Some patients report being met with violence even before reaching land. “As soon as we entered Greek waters, a small grey boat came in our direction,” said Fatima [not her real name]. “A man dressed in all black with a covered face jumped on our boat. He had a stick in his hand and started beating the person in front of him. Then he pulled off the engine and dropped it in the water. We were left in the middle of the sea with no engine.”
Other MSF patients describe how, having arrived on Lesvos or Samos on small boats, they were intercepted by uniformed individuals or unidentified masked men and subjected to degrading and violent treatment, including having their wrists or ankles immobilised with plastic cable ties, being beaten with batons and sticks, being verbally insulted, and being forced to undergo intrusive body searches in front of strangers.
Elisabeth [not her real name] described how people in her group, including a pregnant woman, were handcuffed and beaten: “They dragged her on the ground… They tied them like this [putting wrists together in front of her body], they also tied the pregnant woman. They even stepped on the other lady’s stomach, beating her.”
Some patients report that their possessions, including mobile phones, money and medications, were confiscated, before they were forced onto boats, taken out to sea, transferred onto life rafts and then cast adrift – an illegal practice known as pushbacks.
Over the past two years, MSF teams on Lesvos and Samos have provided medical assistance to 7,904 people, 1,520 of them children, shortly after their arrival on the islands. Many of the new arrivals were in a state of emotional distress, as well as being exhausted, wet, thirsty, hungry, suffering from exposure to extreme heat or cold, and covered in injuries and bruises, reportedly as a result of or escaping from violence. Among them were women in advanced stages of pregnancy, newborn babies, unaccompanied minors and elderly people. MSF medics treated 557 people for physical injuries and MSF mental health teams provided 8,621 psychological and psychiatric consultations. Some patients were left with post-traumatic stress disorder as a direct result of their experiences of arriving in Greece.

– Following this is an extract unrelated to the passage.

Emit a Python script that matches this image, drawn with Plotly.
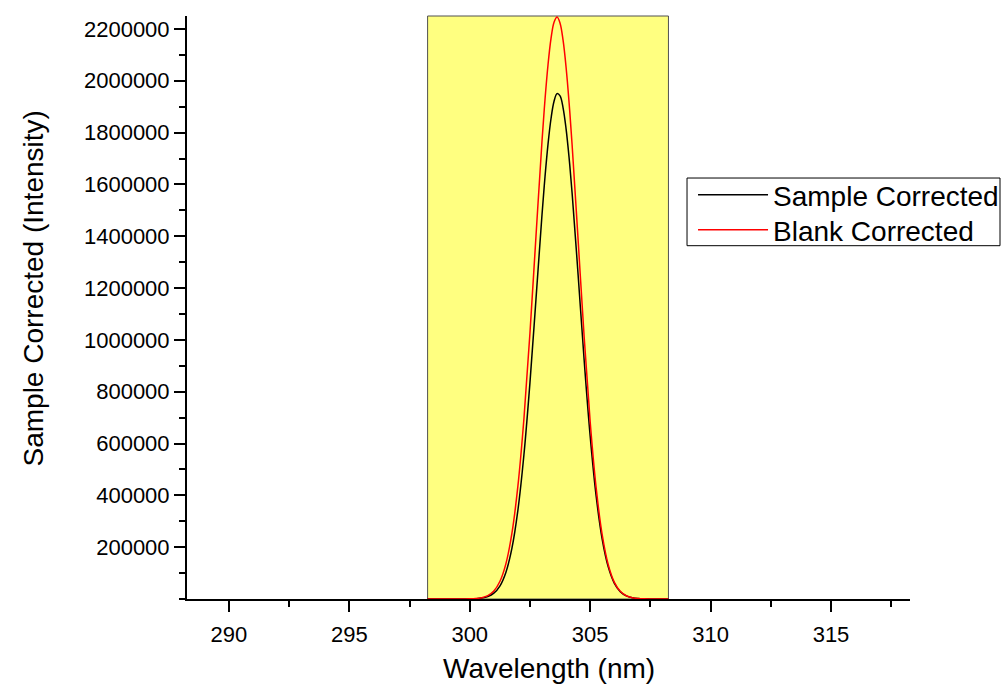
import plotly.graph_objects as go

# ---- data ----
wavelength = [298.25, 298.5, 298.75, 299.0, 299.25, 299.5, 299.75, 300.0, 300.25, 300.5,
              300.75, 301.0, 301.25, 301.5, 301.75, 302.0, 302.25, 302.5, 302.75, 303.0,
              303.125, 303.25, 303.375, 303.5, 303.625, 303.75, 303.875, 304.0, 304.125,
              304.25, 304.5, 304.75, 305.0, 305.25, 305.5,
              305.75, 306.0, 306.25, 306.5, 306.75, 307.0, 307.25, 307.5, 307.75, 308.0,
              308.25]

sample_corrected = [0, 0, 0, 1, 9, 35, 126, 415, 1270, 3570,
                    9310, 22400, 49900, 102700, 195200, 343000, 556500, 835100, 1157300, 1482700,
                    1629400, 1755400, 1854400, 1920800, 1950500, 1942000, 1895800, 1814600, 1702900,
                    1567100, 1250500, 922100, 628500, 395700, 230300,
                    124000, 61600, 28300, 12000, 4700, 1710, 570, 180, 50, 14,
                    4]

blank_corrected = [0, 0, 0, 3, 15, 56, 195, 630, 1875, 5170,
                   13140, 30930, 67400, 135700, 253100, 436600, 695800, 1026700, 1400200, 1766700,
                   1927500, 2062000, 2163400, 2225800, 2246000, 2222400, 2156600, 2052400, 1915400,
                   1753000, 1385300, 1012300, 684100, 427900, 247300,
                   132300, 65400, 29900, 12700, 4970, 1800, 600, 190, 55, 15,
                   4]

series_names = ["Sample Corrected", "Blank Corrected"]
x_tick_vals = [290, 295, 300, 305, 310, 315]
y_tick_vals = [200000, 400000, 600000, 800000, 1000000, 1200000, 1400000,
               1600000, 1800000, 2000000, 2200000]
y_tick_text = [str(v) for v in y_tick_vals]

FONT = "Liberation Sans, Arial, sans-serif"

fig = go.Figure()
fig.add_trace(go.Scatter(x=wavelength, y=sample_corrected, mode="lines",
                         name=series_names[0], legend="legend",
                         line=dict(color="black", width=1.5, shape="spline")))
fig.add_trace(go.Scatter(x=wavelength, y=blank_corrected, mode="lines",
                         name=series_names[1], legend="legend2",
                         line=dict(color="#ff0000", width=1.5, shape="spline")))

# highlighted data range
fig.add_shape(type="rect", xref="x", yref="paper",
              x0=min(wavelength), x1=max(wavelength), y0=0, y1=1,
              fillcolor="rgb(255,255,128)", line=dict(color="#505050", width=1),
              layer="below")

# legend frame
fig.add_shape(type="rect", xref="paper", yref="paper",
              x0=0.6916, x1=1.1245, y0=0.606, y1=0.7221,
              fillcolor="white", line=dict(color="black", width=1),
              layer="above")

axis_common = dict(showline=True, linecolor="black", linewidth=2,
                   ticks="outside", tickcolor="black", tickwidth=2, ticklen=11,
                   showgrid=False, zeroline=False, mirror=False,
                   tickfont=dict(family=FONT, size=22, color="black"))

fig.update_xaxes(range=[288.26, 318.28], tickvals=x_tick_vals,
                 minor=dict(ticks="outside", dtick=2.5, tick0=287.5, ticklen=6,
                            tickwidth=2, tickcolor="black", showgrid=False),
                 ticklabelstandoff=4, **axis_common)
fig.update_yaxes(range=[0, 2250000], tickvals=y_tick_vals, ticktext=y_tick_text,
                 minor=dict(ticks="outside", dtick=100000, tick0=0, ticklen=6,
                            tickwidth=2, tickcolor="black", showgrid=False),
                 ticklabelstandoff=0, **axis_common)

fig.add_annotation(text="Wavelength (nm)", xref="paper", yref="paper",
                   x=0.5, y=-0.1184, xanchor="center", yanchor="middle",
                   showarrow=False, font=dict(family=FONT, size=28, color="black"))
fig.add_annotation(text="Sample Corrected (Intensity)", xref="paper", yref="paper",
                   x=-0.213, y=0.5326, xanchor="center", yanchor="middle",
                   textangle=-90, showarrow=False,
                   font=dict(family=FONT, size=28, color="black"))

legend_common = dict(x=0.6999, xanchor="left", yanchor="middle",
                     bgcolor="rgba(0,0,0,0)", borderwidth=0,
                     font=dict(family=FONT, size=28, color="black"),
                     tracegroupgap=0, itemwidth=70)

fig.update_layout(
    width=1002, height=688,
    margin=dict(l=187, r=92, t=16, b=89, autoexpand=False),
    paper_bgcolor="white", plot_bgcolor="white",
    showlegend=True,
    legend=dict(y=0.693, **legend_common),
    legend2=dict(y=0.6329, **legend_common),
)

fig.write_html("out.html")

“Most of these people fled countries with a high prevalence of violence and persecution,” says Sonia Balleron, MSF head of mission in Greece. “Many survived horrific journeys, including suffering war injuries, sexual violence and trafficking. For these already vulnerable people, violence or mistreatment at the border further aggravates the medical and psychological consequences of their horrific experiences.”
Meanwhile, civil society organisations and aid agencies attempting to provide assistance to vulnerable people on the Aegean islands have found their actions blocked by authorities and run the risk of prosecution.
“We urge the Greek government and European leaders to take immediate measures to ensure that individuals seeking protection in Greece are treated with humanity and dignity,” says MSF international president Dr Christos Christou. “This includes ending the climate of impunity for those who perpetrate violence against people seeking protection, in compliance with European and international law. We also call for a permanent end to pushbacks at borders, for an independent monitoring system to be set up on the Aegean islands, and for search and rescue operations to be stepped up at sea. Finally, we call for people seeking protection to be granted access to fair asylum procedures and medical and humanitarian assistance on arrival.”
Over the past decade, the UK Government has supported a number of European government policies responsible for creating hostile environments for people seeking safety. These include providing funding, training or personnel to countries where violent ‘pushbacks’ were documented at Europe’s borders. The UK must end its support for harmful border policies.